◆ WHAT YOU WILL DO: Exactly reproduce the lines of the listing below from the one containing "Recreate this image" through the one containing "from matplotlib.ticker import". Skip the images.

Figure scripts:
+ + + +

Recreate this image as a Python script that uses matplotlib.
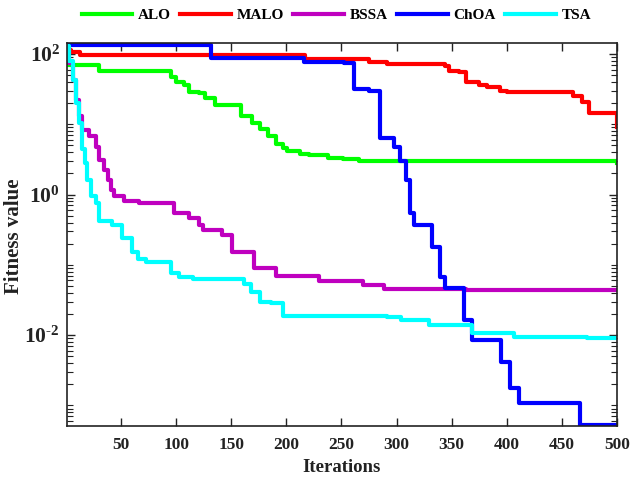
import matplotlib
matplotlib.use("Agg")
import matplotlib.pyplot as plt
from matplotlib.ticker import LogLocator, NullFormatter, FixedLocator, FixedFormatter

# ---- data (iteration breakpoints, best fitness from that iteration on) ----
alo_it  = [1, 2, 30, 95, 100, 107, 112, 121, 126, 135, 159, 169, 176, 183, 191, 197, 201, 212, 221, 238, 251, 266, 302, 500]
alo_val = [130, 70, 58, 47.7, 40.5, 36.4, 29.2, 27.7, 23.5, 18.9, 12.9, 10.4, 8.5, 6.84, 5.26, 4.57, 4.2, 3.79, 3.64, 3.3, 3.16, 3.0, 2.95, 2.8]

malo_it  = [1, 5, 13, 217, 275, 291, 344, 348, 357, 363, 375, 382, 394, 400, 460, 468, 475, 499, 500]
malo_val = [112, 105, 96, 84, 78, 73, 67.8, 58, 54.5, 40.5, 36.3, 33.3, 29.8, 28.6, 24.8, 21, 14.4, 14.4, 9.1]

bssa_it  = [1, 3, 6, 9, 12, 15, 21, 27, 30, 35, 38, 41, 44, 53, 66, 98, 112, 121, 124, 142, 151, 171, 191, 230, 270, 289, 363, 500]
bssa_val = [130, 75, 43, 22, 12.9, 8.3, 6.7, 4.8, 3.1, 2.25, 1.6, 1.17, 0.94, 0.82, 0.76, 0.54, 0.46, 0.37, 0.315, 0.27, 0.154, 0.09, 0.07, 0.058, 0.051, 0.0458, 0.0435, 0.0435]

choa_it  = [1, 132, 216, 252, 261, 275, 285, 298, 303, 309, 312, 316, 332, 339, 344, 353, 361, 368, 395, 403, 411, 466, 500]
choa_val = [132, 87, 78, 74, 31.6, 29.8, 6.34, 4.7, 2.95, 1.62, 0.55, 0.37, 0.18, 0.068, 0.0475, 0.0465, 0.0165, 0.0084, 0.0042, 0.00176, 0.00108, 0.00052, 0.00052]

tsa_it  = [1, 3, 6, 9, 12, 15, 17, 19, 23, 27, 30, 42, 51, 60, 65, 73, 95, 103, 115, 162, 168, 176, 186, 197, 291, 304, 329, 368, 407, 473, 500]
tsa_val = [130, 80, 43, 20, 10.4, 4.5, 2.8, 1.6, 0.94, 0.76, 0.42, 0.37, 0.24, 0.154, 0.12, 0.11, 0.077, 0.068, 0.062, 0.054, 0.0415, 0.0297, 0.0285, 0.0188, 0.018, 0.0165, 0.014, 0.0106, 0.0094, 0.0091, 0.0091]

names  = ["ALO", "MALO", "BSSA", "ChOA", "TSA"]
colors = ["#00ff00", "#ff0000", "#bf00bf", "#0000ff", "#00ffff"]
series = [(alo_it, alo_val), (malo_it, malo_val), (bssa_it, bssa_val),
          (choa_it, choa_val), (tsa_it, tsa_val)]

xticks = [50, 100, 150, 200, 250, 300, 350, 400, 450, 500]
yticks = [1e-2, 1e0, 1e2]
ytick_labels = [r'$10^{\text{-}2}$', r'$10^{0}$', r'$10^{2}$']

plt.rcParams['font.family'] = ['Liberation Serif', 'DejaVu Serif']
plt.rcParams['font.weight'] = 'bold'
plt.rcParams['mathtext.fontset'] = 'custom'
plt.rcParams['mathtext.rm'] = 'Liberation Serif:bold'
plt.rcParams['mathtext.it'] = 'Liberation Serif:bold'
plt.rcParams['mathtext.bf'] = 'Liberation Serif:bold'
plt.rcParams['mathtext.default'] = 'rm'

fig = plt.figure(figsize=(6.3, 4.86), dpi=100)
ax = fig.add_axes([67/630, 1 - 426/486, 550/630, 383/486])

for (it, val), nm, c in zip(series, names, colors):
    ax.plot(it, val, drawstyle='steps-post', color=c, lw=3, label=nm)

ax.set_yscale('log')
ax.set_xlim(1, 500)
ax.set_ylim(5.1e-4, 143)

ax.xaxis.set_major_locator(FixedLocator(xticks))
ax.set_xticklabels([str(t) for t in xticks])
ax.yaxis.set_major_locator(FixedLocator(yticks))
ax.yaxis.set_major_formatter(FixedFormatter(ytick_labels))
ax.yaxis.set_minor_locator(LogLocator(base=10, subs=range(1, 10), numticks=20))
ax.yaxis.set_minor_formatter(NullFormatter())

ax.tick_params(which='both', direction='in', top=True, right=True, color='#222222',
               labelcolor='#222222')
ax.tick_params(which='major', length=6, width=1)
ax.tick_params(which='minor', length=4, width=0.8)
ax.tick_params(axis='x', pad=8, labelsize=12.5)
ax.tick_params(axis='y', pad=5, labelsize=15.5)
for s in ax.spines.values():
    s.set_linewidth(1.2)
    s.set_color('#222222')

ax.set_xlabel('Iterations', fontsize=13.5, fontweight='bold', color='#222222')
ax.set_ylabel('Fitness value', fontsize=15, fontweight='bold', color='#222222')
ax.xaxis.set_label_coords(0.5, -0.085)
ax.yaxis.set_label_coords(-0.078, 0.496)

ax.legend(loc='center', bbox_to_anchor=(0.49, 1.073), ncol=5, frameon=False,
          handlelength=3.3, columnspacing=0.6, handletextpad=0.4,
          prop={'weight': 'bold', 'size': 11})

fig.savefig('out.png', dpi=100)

+ + + +

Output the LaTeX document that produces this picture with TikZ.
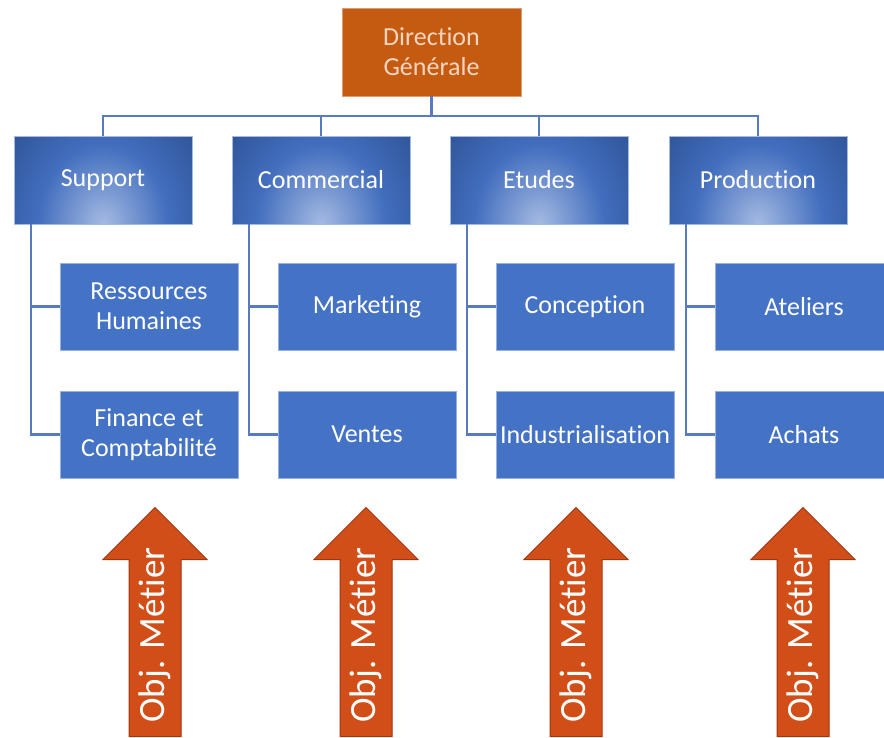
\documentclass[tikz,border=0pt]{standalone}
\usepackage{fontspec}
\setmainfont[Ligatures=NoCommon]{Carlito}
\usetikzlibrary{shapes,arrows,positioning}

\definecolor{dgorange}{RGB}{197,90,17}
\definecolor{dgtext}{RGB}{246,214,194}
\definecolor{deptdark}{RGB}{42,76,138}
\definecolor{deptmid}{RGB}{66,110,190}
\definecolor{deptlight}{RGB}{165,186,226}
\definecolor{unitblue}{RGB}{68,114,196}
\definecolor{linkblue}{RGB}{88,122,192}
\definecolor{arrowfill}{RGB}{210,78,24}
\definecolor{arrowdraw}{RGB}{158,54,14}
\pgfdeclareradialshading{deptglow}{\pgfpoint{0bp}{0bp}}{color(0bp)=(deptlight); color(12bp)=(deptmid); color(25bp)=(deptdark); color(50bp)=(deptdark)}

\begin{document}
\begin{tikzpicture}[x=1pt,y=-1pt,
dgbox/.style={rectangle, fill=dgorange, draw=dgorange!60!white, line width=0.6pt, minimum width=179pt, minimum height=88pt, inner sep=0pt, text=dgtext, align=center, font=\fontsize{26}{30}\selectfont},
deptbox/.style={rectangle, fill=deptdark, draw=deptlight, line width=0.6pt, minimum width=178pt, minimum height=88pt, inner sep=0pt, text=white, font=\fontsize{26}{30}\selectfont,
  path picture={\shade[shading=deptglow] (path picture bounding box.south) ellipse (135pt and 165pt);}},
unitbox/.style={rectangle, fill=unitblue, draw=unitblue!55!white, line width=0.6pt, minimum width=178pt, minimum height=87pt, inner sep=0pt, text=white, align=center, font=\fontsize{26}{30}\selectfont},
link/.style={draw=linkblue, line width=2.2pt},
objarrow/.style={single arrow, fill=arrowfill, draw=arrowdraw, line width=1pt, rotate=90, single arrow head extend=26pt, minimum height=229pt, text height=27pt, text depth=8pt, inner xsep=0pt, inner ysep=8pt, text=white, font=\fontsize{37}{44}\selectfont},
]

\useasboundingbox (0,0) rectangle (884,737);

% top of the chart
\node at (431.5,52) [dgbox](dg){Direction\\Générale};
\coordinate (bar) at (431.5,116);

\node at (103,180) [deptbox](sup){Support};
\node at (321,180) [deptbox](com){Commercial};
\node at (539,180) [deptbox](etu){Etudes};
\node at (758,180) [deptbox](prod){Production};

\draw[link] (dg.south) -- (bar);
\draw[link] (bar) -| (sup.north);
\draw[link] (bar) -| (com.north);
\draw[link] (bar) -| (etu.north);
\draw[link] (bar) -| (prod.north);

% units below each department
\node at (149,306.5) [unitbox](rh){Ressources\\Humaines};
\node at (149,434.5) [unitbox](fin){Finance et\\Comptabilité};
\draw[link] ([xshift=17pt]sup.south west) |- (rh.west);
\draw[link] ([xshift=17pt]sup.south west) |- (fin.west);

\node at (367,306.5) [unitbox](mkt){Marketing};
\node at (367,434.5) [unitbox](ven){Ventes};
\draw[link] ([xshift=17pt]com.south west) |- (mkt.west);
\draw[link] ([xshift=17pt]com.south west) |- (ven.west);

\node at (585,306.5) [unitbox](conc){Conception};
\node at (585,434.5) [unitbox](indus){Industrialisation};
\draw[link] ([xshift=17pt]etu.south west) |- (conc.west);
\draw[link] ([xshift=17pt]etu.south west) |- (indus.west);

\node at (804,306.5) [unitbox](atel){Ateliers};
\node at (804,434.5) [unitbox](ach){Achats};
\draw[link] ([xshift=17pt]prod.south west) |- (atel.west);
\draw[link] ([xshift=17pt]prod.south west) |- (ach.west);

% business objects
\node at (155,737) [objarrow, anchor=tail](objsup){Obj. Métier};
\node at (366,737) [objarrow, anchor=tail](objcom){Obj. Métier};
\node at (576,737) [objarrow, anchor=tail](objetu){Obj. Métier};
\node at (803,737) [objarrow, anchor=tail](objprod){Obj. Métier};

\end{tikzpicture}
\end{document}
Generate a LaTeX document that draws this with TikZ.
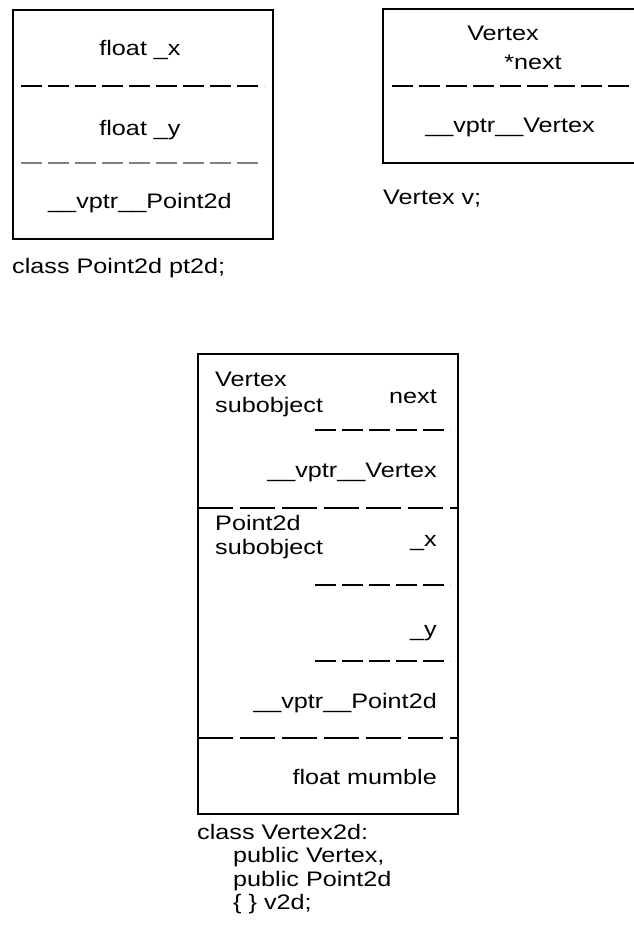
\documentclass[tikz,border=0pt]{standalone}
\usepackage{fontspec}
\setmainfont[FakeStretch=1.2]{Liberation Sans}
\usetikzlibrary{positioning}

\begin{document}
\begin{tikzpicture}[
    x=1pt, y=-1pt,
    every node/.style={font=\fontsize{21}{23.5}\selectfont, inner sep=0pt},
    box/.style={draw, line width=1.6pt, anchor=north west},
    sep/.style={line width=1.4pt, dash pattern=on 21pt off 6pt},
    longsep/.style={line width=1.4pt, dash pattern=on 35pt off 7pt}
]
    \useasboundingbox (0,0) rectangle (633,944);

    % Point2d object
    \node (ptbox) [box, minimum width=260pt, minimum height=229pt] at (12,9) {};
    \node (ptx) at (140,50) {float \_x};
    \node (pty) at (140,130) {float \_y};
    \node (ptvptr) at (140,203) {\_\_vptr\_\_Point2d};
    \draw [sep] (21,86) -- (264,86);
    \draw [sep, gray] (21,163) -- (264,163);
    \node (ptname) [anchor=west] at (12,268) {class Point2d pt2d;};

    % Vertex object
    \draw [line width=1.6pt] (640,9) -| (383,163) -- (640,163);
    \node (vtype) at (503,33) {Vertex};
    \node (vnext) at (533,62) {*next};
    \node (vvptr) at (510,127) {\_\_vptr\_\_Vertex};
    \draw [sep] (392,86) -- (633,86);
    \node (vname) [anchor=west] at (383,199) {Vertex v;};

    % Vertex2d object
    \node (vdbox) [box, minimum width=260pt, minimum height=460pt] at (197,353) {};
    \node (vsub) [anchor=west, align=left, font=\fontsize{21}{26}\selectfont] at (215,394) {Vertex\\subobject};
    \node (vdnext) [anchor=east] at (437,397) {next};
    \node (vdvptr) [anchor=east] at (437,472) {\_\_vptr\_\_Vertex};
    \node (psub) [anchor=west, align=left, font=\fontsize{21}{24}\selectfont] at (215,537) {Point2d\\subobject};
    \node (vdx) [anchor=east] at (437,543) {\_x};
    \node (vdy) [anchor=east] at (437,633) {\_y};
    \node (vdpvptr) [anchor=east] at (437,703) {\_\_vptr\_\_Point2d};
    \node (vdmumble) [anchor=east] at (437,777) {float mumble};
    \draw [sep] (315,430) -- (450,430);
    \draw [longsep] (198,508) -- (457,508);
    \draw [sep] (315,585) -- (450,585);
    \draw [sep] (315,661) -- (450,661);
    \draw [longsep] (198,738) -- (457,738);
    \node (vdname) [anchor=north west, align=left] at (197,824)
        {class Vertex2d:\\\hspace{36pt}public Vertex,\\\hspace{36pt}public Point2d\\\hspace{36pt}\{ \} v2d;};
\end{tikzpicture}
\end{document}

+ + + +

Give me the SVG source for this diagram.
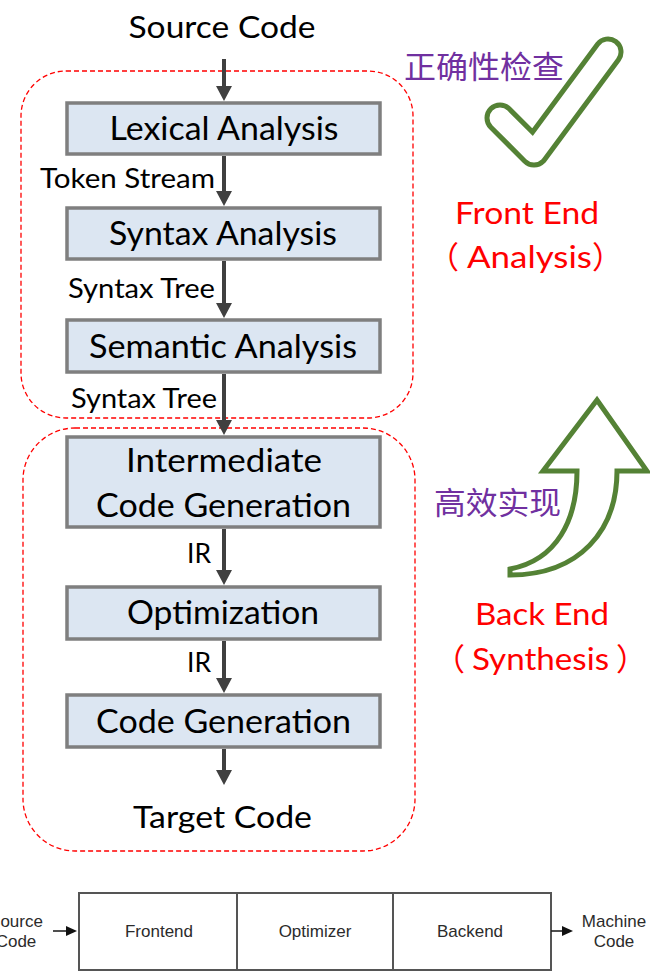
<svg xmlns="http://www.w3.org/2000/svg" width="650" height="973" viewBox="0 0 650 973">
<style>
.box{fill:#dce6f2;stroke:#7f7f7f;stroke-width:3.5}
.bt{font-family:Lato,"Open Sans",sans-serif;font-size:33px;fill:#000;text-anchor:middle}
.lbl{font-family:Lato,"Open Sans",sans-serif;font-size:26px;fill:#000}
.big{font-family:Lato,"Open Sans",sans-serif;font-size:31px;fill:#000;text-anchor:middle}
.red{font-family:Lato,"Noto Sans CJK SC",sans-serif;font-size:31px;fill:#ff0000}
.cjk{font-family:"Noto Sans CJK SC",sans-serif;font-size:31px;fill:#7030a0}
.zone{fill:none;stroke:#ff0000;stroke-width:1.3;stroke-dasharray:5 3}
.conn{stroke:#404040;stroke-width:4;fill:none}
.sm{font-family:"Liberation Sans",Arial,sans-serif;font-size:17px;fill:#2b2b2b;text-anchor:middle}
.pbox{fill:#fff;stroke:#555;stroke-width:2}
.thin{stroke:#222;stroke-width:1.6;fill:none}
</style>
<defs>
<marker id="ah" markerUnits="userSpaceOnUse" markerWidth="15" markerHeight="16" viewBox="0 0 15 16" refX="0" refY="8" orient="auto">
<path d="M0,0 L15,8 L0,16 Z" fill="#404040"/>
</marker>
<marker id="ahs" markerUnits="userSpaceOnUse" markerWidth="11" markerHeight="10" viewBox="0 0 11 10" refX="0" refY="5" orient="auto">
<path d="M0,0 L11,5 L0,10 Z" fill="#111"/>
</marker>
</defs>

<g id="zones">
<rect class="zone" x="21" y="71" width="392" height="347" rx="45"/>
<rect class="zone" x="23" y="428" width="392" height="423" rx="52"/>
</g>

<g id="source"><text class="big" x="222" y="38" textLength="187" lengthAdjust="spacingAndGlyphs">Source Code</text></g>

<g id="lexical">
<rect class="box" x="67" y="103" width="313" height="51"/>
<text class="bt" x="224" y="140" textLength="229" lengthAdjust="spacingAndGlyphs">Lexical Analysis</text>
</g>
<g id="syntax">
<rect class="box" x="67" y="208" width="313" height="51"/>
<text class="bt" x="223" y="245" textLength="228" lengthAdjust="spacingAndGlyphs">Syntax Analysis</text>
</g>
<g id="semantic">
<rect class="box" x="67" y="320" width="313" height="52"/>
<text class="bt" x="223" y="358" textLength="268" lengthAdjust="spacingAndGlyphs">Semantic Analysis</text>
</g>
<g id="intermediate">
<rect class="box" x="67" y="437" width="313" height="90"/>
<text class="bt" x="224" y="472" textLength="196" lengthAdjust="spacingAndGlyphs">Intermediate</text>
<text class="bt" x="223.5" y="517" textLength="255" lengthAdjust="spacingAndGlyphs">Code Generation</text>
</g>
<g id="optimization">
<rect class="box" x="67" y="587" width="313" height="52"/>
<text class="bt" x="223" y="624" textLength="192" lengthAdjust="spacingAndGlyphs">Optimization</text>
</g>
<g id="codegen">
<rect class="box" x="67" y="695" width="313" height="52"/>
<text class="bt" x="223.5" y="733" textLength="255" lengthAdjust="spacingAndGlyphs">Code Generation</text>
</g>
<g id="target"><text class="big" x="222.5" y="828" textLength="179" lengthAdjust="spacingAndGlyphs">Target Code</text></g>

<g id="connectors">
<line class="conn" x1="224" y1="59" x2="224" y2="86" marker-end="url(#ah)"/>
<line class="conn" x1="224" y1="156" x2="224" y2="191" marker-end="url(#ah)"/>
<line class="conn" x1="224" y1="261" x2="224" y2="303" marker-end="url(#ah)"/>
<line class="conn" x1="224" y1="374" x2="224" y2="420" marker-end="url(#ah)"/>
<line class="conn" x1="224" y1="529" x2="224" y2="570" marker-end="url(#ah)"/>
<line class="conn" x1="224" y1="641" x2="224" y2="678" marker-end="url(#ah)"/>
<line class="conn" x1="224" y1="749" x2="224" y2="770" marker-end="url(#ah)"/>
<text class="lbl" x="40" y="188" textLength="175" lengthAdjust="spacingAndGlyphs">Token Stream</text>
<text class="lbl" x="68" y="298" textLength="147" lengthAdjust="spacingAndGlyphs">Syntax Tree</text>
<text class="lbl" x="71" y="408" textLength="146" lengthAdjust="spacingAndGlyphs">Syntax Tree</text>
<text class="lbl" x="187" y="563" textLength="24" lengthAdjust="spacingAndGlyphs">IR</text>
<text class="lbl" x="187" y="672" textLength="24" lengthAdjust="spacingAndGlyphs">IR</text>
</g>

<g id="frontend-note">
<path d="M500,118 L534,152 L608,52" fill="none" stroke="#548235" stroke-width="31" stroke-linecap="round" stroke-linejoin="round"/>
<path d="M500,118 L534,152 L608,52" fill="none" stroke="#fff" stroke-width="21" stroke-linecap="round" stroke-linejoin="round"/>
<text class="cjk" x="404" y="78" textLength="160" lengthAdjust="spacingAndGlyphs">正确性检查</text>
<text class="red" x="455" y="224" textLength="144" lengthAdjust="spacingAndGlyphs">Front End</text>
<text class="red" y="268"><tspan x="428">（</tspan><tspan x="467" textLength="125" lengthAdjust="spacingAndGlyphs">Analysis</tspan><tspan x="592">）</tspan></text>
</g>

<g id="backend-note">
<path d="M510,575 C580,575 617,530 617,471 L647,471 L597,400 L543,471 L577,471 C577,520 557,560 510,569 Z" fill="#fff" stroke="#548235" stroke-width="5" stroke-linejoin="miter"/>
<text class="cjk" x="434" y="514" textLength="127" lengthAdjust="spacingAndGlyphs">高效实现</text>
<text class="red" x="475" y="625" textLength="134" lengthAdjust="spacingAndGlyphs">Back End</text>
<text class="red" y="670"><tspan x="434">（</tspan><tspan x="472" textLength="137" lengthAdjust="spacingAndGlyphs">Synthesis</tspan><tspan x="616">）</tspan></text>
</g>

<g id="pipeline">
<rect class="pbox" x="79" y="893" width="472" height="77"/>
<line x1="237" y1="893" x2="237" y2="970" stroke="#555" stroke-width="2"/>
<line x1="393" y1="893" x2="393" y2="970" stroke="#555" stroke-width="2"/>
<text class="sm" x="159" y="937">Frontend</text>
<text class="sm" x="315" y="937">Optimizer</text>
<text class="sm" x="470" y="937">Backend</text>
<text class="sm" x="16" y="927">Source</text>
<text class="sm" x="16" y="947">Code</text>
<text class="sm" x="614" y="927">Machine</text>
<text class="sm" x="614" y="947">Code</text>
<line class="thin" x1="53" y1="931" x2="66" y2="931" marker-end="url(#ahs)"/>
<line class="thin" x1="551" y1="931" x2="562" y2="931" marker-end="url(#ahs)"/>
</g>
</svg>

+ + + +

◆ FINISHED TASK:
Recreate this image as a Python script that uses matplotlib.
import matplotlib
matplotlib.use("Agg")
import matplotlib.pyplot as plt
from matplotlib.ticker import LogLocator, NullFormatter, FixedLocator, FixedFormatter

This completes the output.